"Hacker Crackdown.Part 3 LAW AND ORDER" - читать интересную книгу автора (Sterling Bruce)

Commonly they have a great deal to say, especially
if they are unsuspecting parents.

Somewhere in the house is the "hot spot" -- a
computer tied to a phone line (possibly several
computers and several phones). Commonly it's a
teenager's bedroom, but it can be anywhere in the
house; there may be several such rooms. This "hot
spot" is put in charge of a two-agent team, the
"finder" and the "recorder." The "finder" is
computer-trained, commonly the case agent who
has actually obtained the search warrant from a
judge. He or she understands what is being sought,
and actually carries out the seizures: unplugs
machines, opens drawers, desks, files, floppy-disk
containers, etc. The "recorder" photographs all the
equipment, just as it stands -- especially the tangle
of wired connections in the back, which can
otherwise be a real nightmare to restore. The
recorder will also commonly photograph every room
in the house, lest some wily criminal claim that the
police had robbed him during the search. Some
recorders carry videocams or tape recorders;
however, it's more common for the recorder to
simply take written notes. Objects are described
and numbered as the finder seizes them, generally
on standard preprinted police inventory forms.

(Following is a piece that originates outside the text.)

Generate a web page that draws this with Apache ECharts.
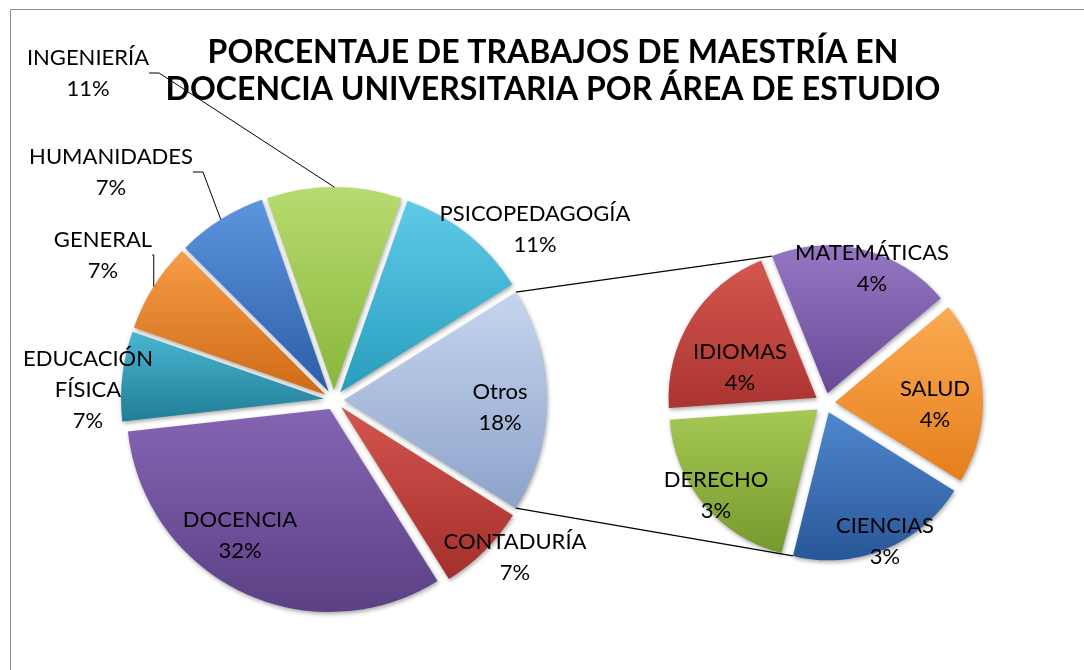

Even Secret Service agents were not, and are
not, expert computer users. They have not made,
and do not make, judgements on the fly about
potential threats posed by various forms of
equipment. They may exercise discretion; they may
leave Dad his computer, for instance, but they don't
*have* to. Standard computer-crime search
warrants, which date back to the early 80s, use a
sweeping language that targets computers, most
anything attached to a computer, most anything
used to operate a computer -- most anything that
remotely resembles a computer -- plus most any
and all written documents surrounding it.
Computer-crime investigators have strongly urged
agents to seize the works.

In this sense, Operation Sundevil appears to
have been a complete success. Boards went down
all over America, and were shipped en masse to the
computer investigation lab of the Secret Service, in
Washington DC, along with the 23,000 floppy disks
and unknown quantities of printed material.